Baltimore City Councilman Mark Conway said open-air drug markets have gone unresolved for too long, unveiling a plan he says would force City Hall to move from scattered crackdowns to a sustained response on the blocks where addiction, blight and public disorder are most visible.

Conway’s proposal, called SOAR, short for Sustained Opioid Action and Recovery, was framed as a direct challenge to the city’s current approach. He said he had waited more than a year for a coordinated strategy and described the effort as personal, shaped by what he has seen in the community. “I’ve personally come into contact with a number of folks who have overdosed in front of my office,” he said.

The plan is aimed at more than police enforcement. Conway cast it as a broader effort to bring together recovery services, addiction treatment and neighborhood-level intervention in places where open-air dealing has become tied to fear for nearby residents and business owners. The question for Baltimore is whether that mix would change daily conditions on blocks near schools, transit stops and struggling commercial corridors, or simply rename a problem the city has already promised to confront.
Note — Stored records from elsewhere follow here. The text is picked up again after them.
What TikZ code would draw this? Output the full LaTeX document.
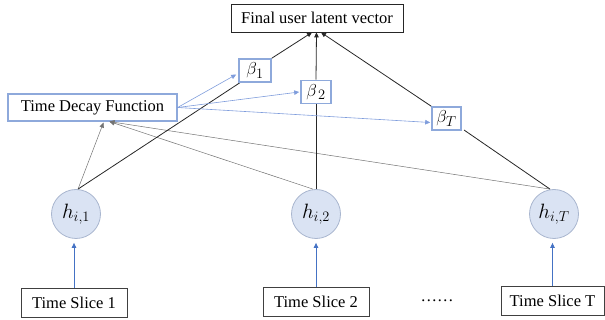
\documentclass[tikz,border=0pt]{standalone}
\usepackage{fontspec}
\setmainfont{Liberation Serif}
\usetikzlibrary{arrows.meta,calc}
\definecolor{bluebox}{HTML}{8EA9DB}
\definecolor{bluearr}{HTML}{4472C4}
\definecolor{bluethin}{HTML}{7F9DDC}
\definecolor{circfill}{HTML}{DAE3F3}
\definecolor{circdraw}{HTML}{A9B6CF}
\tikzset{
  every node/.style={font=\fontsize{16.5}{19}\selectfont, inner sep=0pt},
  finalbox/.style={draw=black!85, line width=0.8pt, minimum width=172pt, minimum height=28pt},
  betabox/.style={draw=bluebox, line width=1.6pt, fill=white, minimum width=30pt, minimum height=23pt, font=\fontsize{19}{21}\selectfont},
  tdfbox/.style={draw=bluebox, line width=1.2pt, fill=white, minimum width=169pt, minimum height=27pt},
  hnode/.style={circle, fill=circfill, draw=circdraw, line width=0.8pt, minimum size=49pt, font=\fontsize{20}{22}\selectfont},
  slicebox/.style={draw=black!75, line width=0.7pt, minimum width=106pt, minimum height=29pt},
  tip/.style={-{Triangle[length=5pt,width=4.5pt]}},
  mainline/.style={draw=black!85, line width=0.8pt},
  grayline/.style={draw=black!55, line width=0.5pt},
  blueline/.style={draw=bluethin, line width=0.6pt},
  uparrow/.style={draw=bluearr, line width=0.8pt, -{Triangle[length=5pt,width=4.5pt]}}
}
\begin{document}
\begin{tikzpicture}[x=1pt,y=-1pt]
\useasboundingbox (0,0) rectangle (605,320);
% nodes
\node[finalbox] (final) at (317,18) {Final user latent vector};
\node[tdfbox] (tdf) at (92.5,107.5) {Time Decay Function};
\node[hnode] (h1) at (76,214) {$h_{i,1}$};
\node[hnode] (h2) at (316,214) {$h_{i,2}$};
\node[hnode] (hT) at (554,214) {$h_{i,T}$};
\node[slicebox] (s1) at (74,302.5) {Time Slice 1};
\node[slicebox] (s2) at (316,302) {Time Slice 2};
\node[slicebox, minimum width=103pt] (sT) at (552.5,301) {Time Slice T};
\node (dots) at (437,301) {……};
% arrow target points
\coordinate (f1) at ($(final.south)+(-5,0)$);
\coordinate (f2) at ($(final.south)+(-0.5,0)$);
\coordinate (fT) at ($(final.south)+(4,0)$);
\coordinate (td1) at ($(tdf.south)+(11,1)$);
\coordinate (td2) at ($(tdf.south)+(17,0)$);
\coordinate (h1t) at ($(h1.north)+(2,0)$);
\coordinate (h2t) at ($(h2.north)+(-3,0)$);
\coordinate (hTt) at ($(hT.north)+(-4,0)$);
% gray lines to TDF
\draw[grayline, tip] (h1t) -- (td1);
\draw[grayline, tip] (h2t) -- (td2);
\draw[grayline, tip] (hTt) -- (td2);
% black lines h -> beta
\draw[mainline] (h1t) -- (241,82);
\draw[mainline] (h2.north) -- (316,104);
\draw[mainline] (hTt) -- (464,130);
% beta boxes
\node[betabox, minimum width=32pt] (b1) at (255,70.5) {$\beta_1$};
\node[betabox] (b2) at (316,92) {$\beta_{\,2}$};
\node[betabox, minimum width=29pt] (bT) at (446.5,118.5) {$\beta_T$};
% beta -> final
\draw[mainline, tip] (b1.north east) -- (f1);
\draw[mainline, tip] (b2.north) -- (f2);
\draw[mainline, tip] (bT.north west) -- (fT);
% TDF -> beta
\draw[blueline, tip] (tdf.east) -- ($(b1.west)+(-2,4)$);
\draw[blueline, tip] (tdf.east) -- ($(b2.west)+(-1,0)$);
\draw[blueline, tip] (tdf.east) -- ($(bT.west)+(-1,4)$);
% slices -> h
\draw[uparrow, shorten >=4pt] (s1.north) -- (s1.north |- h1.south);
\draw[uparrow, shorten >=4pt] (s2.north) -- (s2.north |- h2.south);
\draw[uparrow, shorten >=4pt] (sT.north) -- (sT.north |- hT.south);
\end{tikzpicture}
\end{document}
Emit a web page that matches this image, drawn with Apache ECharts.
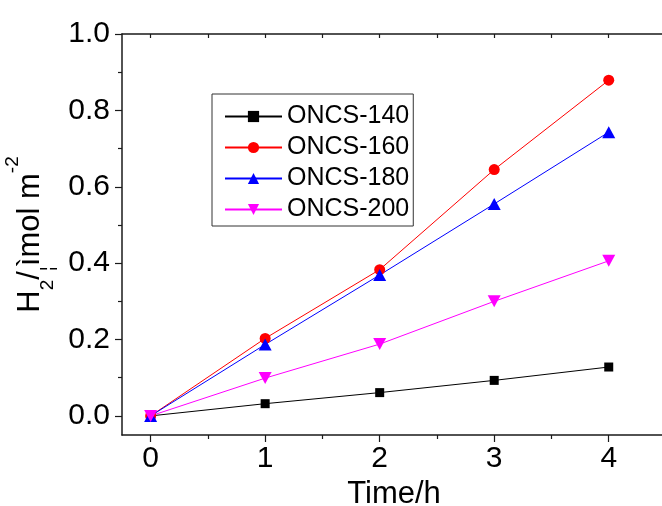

The timing matters because Mayor Brandon M. Scott already released the city’s finalized Overdose Response Strategic Plan for 2025-2027 on March 19, setting a new goal of reducing fatal overdoses by 50% by 2040. The city said that plan reflected resident feedback from four listening sessions held in Cherry Hill, Penn North, Park Heights and East Baltimore, along with newly received 2024 final data and preliminary 2025 overdose data.

AI-generated illustration
AI-generated illustration

Those numbers show why pressure on City Hall is not easing. The Maryland Department of Health said the state’s overdose dashboard launched in July 2024, and that Maryland recorded 1,315 fatal overdoses in 2025, the lowest level in 10 years and a 53% drop from the 2021 peak of 2,800. Baltimore City’s overdose needs assessment dashboard lists 597 preliminary overdose deaths for 2025, and says city deaths fell 43% from 2023 to 2025.

Conway has been pushing for a written coordinated plan for months. In September 2025, he told the Public Safety Committee he had been asking for one for 364 days and expected it within 60 days. Police Commissioner Richard Worley said then that Baltimore Police Department had a plan, but also said not every open-air drug market could be shut down.

Now Conway is pressing for something more measurable, with timelines and accountability attached. City staff have already responded sharply to his proposal, and the clash leaves the same central test in place: whether SOAR becomes a real blueprint for the hardest-hit corners of Baltimore, or another rebrand of a fight residents have heard about before.